### Raw data
.....
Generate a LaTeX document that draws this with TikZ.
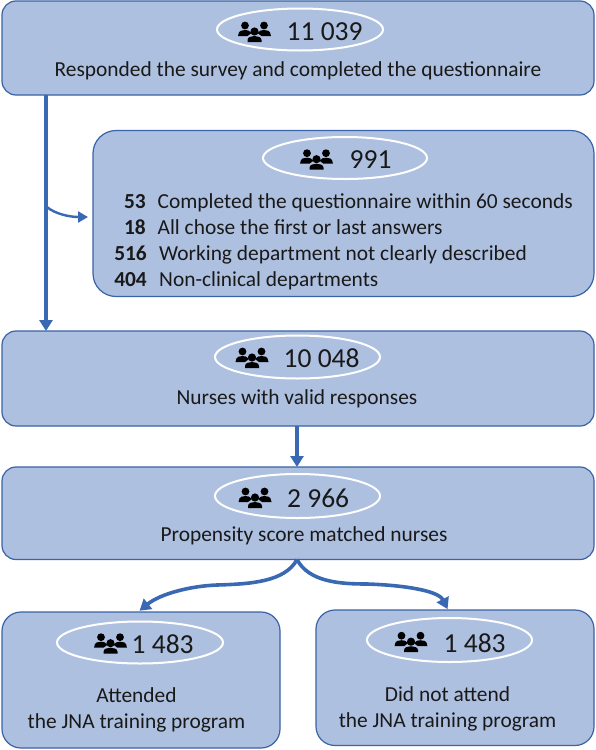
\documentclass[tikz,border=0pt]{standalone}
\usepackage{fontspec}
\setmainfont{Carlito}
\usetikzlibrary{arrows.meta,calc}
\definecolor{boxfill}{HTML}{AEC0E0}
\definecolor{boxline}{HTML}{3A62A6}
\definecolor{arrowc}{HTML}{3A69B4}
\tikzset{
 box/.style={draw=boxline,line width=1.2pt,fill=boxfill,rounded corners=#1,anchor=north west,inner sep=0pt,outer sep=0pt},
 box/.default=14pt,
 oval/.style={draw=white,line width=2pt},
 body/.style={font=\fontsize{21.4}{26}\selectfont,text=black!90,inner sep=0pt,align=center},
 bold num/.style={body,anchor=base east,font=\bfseries\fontsize{21.4}{26}\selectfont},
 num/.style={font=\fontsize{27.5}{30}\selectfont,text=black!90,inner sep=0pt,anchor=base west},
 flow/.style={draw=arrowc,line width=3.6pt,-{Triangle[length=11pt,width=13pt]}},
 thin flow/.style={draw=arrowc,line width=2.4pt,-{Triangle[length=10pt,width=11pt]},shorten >=5pt},
 people/.pic={
  \fill[black] (-9.5,-5.5) circle (3.9);
  \fill[black] (9.5,-5.5) circle (3.9);
  \fill[black] (-16.5,5) .. controls (-16,-1) and (-12,-1) .. (-9.5,-1) .. controls (-7,-1) and (-5,-0.5) .. (-3,2) -- (-7,5) -- cycle;
  \fill[black] (16.5,5) .. controls (16,-1) and (12,-1) .. (9.5,-1) .. controls (7,-1) and (5,-0.5) .. (3,2) -- (7,5) -- cycle;
  \fill[black] (0,0.5) circle (4.1);
  \fill[black] (-7,11) -- (-7,9) .. controls (-7,6) and (-3,5) .. (0,5) .. controls (3,5) and (7,6) .. (7,9) -- (7,11) -- cycle;
 }
}
\begin{document}
\begin{tikzpicture}[x=1pt,y=-1pt]
\useasboundingbox (0,0) rectangle (595,750);

\node[box,minimum width=592pt,minimum height=94pt] (b1) at (2,1) {};
\node[box=23pt,minimum width=501pt,minimum height=166pt] (b2) at (93,130.5) {};
\node[box,minimum width=592pt,minimum height=95pt] (b3) at (2,331) {};
\node[box,minimum width=592pt,minimum height=92.5pt] (b4) at (2,467) {};
\node[box=19pt,minimum width=278pt,minimum height=136pt] (b5) at (2,612) {};
\node[box=19pt,minimum width=278pt,minimum height=135.5pt] (b6) at (316,610) {};

\coordinate (trunk) at (46,200);
\coordinate (mid) at (297,400);

\draw[flow] (b1.south -| trunk) -- (b3.north -| trunk);
\draw[thin flow] (47,207) .. controls (55,214) and (70,217) .. (b2.west |- 0,217);
\draw[flow] (b3.south -| mid) -- (b4.north -| mid);
\draw[flow,shorten >=2pt] (b4.south -| mid) .. controls (285,582) and (250,584) .. (217,585) .. controls (190,586) and (160,594) .. (b5.north -| 138,0);
\draw[flow,shorten >=1pt] (b4.south -| mid) .. controls (309,582) and (340,584) .. (367,584) .. controls (400,585) and (438,590) .. (b6.north -| 448,0);

% ovals
\draw[oval] (300,29.5) ellipse (83 and 21);
\draw[oval] (345,158) ellipse (82 and 21);
\draw[oval] (297.5,357) ellipse (82.5 and 21.5);
\draw[oval] (297.5,496) ellipse (82.5 and 22);
\draw[oval] (140,642.5) ellipse (83 and 21);
\draw[oval] (449.5,640) ellipse (82.5 and 22);

% icons
\pic at (254.5,31) {people};
\pic at (316.5,158.7) {people};
\pic at (252,357) {people};
\pic at (255,497) {people};
\pic at (110.5,642.7) {people};
\pic at (411,641.2) {people};

% counts
\node[num] (n1) at (286.5,40.7) {11 039};
\node[num] (n2) at (349.5,168) {991};
\node[num] (n3) at (283.5,367) {10 048};
\node[num] (n4) at (287,507) {2 966};
\node[num] (n5) at (131.5,653) {1 483};
\node[num] (n6) at (443.5,652) {1 483};

% texts
\node[body,anchor=base] (t1) at (298,76) {Responded the survey and completed the questionnaire};
\node[body,anchor=base] (t3) at (297,404) {Nurses with valid responses};
\node[body,anchor=base] (t4) at (304,541) {Propensity score matched nurses};
\node[body] (t5) at (136.5,709.5) {Attended\\the JNA training program};
\node[body] (t6) at (447.5,709) {Did not attend\\the JNA training program};

\node[bold num] (c1) at (146,208) {53};
\node[bold num] (c2) at (146,234) {18};
\node[bold num] (c3) at (147,260) {516};
\node[bold num] (c4) at (147,286) {404};
\node[body,anchor=base west] (d1) at (157.5,208) {Completed the questionnaire within 60 seconds};
\node[body,anchor=base west] (d2) at (157.5,234) {All chose the first or last answers};
\node[body,anchor=base west] (d3) at (159,260) {Working department not clearly described};
\node[body,anchor=base west] (d4) at (159,286) {Non-clinical departments};
\end{tikzpicture}
\end{document}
.....
### To be done
Reproduce the material above in full and without alteration, but skip all pictures.

### Solved exercise
Generate a LaTeX document that draws this with TikZ.
\documentclass[tikz,border=0pt]{standalone}
\usepackage{fontspec}
\setmainfont{Carlito}
\usetikzlibrary{arrows.meta,calc}
\definecolor{boxfill}{HTML}{AEC0E0}
\definecolor{boxline}{HTML}{3A62A6}
\definecolor{arrowc}{HTML}{3A69B4}
\tikzset{
 box/.style={draw=boxline,line width=1.2pt,fill=boxfill,rounded corners=#1,anchor=north west,inner sep=0pt,outer sep=0pt},
 box/.default=14pt,
 oval/.style={draw=white,line width=2pt},
 body/.style={font=\fontsize{21.4}{26}\selectfont,text=black!90,inner sep=0pt,align=center},
 bold num/.style={body,anchor=base east,font=\bfseries\fontsize{21.4}{26}\selectfont},
 num/.style={font=\fontsize{27.5}{30}\selectfont,text=black!90,inner sep=0pt,anchor=base west},
 flow/.style={draw=arrowc,line width=3.6pt,-{Triangle[length=11pt,width=13pt]}},
 thin flow/.style={draw=arrowc,line width=2.4pt,-{Triangle[length=10pt,width=11pt]},shorten >=5pt},
 people/.pic={
  \fill[black] (-9.5,-5.5) circle (3.9);
  \fill[black] (9.5,-5.5) circle (3.9);
  \fill[black] (-16.5,5) .. controls (-16,-1) and (-12,-1) .. (-9.5,-1) .. controls (-7,-1) and (-5,-0.5) .. (-3,2) -- (-7,5) -- cycle;
  \fill[black] (16.5,5) .. controls (16,-1) and (12,-1) .. (9.5,-1) .. controls (7,-1) and (5,-0.5) .. (3,2) -- (7,5) -- cycle;
  \fill[black] (0,0.5) circle (4.1);
  \fill[black] (-7,11) -- (-7,9) .. controls (-7,6) and (-3,5) .. (0,5) .. controls (3,5) and (7,6) .. (7,9) -- (7,11) -- cycle;
 }
}
\begin{document}
\begin{tikzpicture}[x=1pt,y=-1pt]
\useasboundingbox (0,0) rectangle (595,750);

\node[box,minimum width=592pt,minimum height=94pt] (b1) at (2,1) {};
\node[box=23pt,minimum width=501pt,minimum height=166pt] (b2) at (93,130.5) {};
\node[box,minimum width=592pt,minimum height=95pt] (b3) at (2,331) {};
\node[box,minimum width=592pt,minimum height=92.5pt] (b4) at (2,467) {};
\node[box=19pt,minimum width=278pt,minimum height=136pt] (b5) at (2,612) {};
\node[box=19pt,minimum width=278pt,minimum height=135.5pt] (b6) at (316,610) {};

\coordinate (trunk) at (46,200);
\coordinate (mid) at (297,400);

\draw[flow] (b1.south -| trunk) -- (b3.north -| trunk);
\draw[thin flow] (47,207) .. controls (55,214) and (70,217) .. (b2.west |- 0,217);
\draw[flow] (b3.south -| mid) -- (b4.north -| mid);
\draw[flow,shorten >=2pt] (b4.south -| mid) .. controls (285,582) and (250,584) .. (217,585) .. controls (190,586) and (160,594) .. (b5.north -| 138,0);
\draw[flow,shorten >=1pt] (b4.south -| mid) .. controls (309,582) and (340,584) .. (367,584) .. controls (400,585) and (438,590) .. (b6.north -| 448,0);

% ovals
\draw[oval] (300,29.5) ellipse (83 and 21);
\draw[oval] (345,158) ellipse (82 and 21);
\draw[oval] (297.5,357) ellipse (82.5 and 21.5);
\draw[oval] (297.5,496) ellipse (82.5 and 22);
\draw[oval] (140,642.5) ellipse (83 and 21);
\draw[oval] (449.5,640) ellipse (82.5 and 22);

% icons
\pic at (254.5,31) {people};
\pic at (316.5,158.7) {people};
\pic at (252,357) {people};
\pic at (255,497) {people};
\pic at (110.5,642.7) {people};
\pic at (411,641.2) {people};

% counts
\node[num] (n1) at (286.5,40.7) {11 039};
\node[num] (n2) at (349.5,168) {991};
\node[num] (n3) at (283.5,367) {10 048};
\node[num] (n4) at (287,507) {2 966};
\node[num] (n5) at (131.5,653) {1 483};
\node[num] (n6) at (443.5,652) {1 483};

% texts
\node[body,anchor=base] (t1) at (298,76) {Responded the survey and completed the questionnaire};
\node[body,anchor=base] (t3) at (297,404) {Nurses with valid responses};
\node[body,anchor=base] (t4) at (304,541) {Propensity score matched nurses};
\node[body] (t5) at (136.5,709.5) {Attended\\the JNA training program};
\node[body] (t6) at (447.5,709) {Did not attend\\the JNA training program};

\node[bold num] (c1) at (146,208) {53};
\node[bold num] (c2) at (146,234) {18};
\node[bold num] (c3) at (147,260) {516};
\node[bold num] (c4) at (147,286) {404};
\node[body,anchor=base west] (d1) at (157.5,208) {Completed the questionnaire within 60 seconds};
\node[body,anchor=base west] (d2) at (157.5,234) {All chose the first or last answers};
\node[body,anchor=base west] (d3) at (159,260) {Working department not clearly described};
\node[body,anchor=base west] (d4) at (159,286) {Non-clinical departments};
\end{tikzpicture}
\end{document}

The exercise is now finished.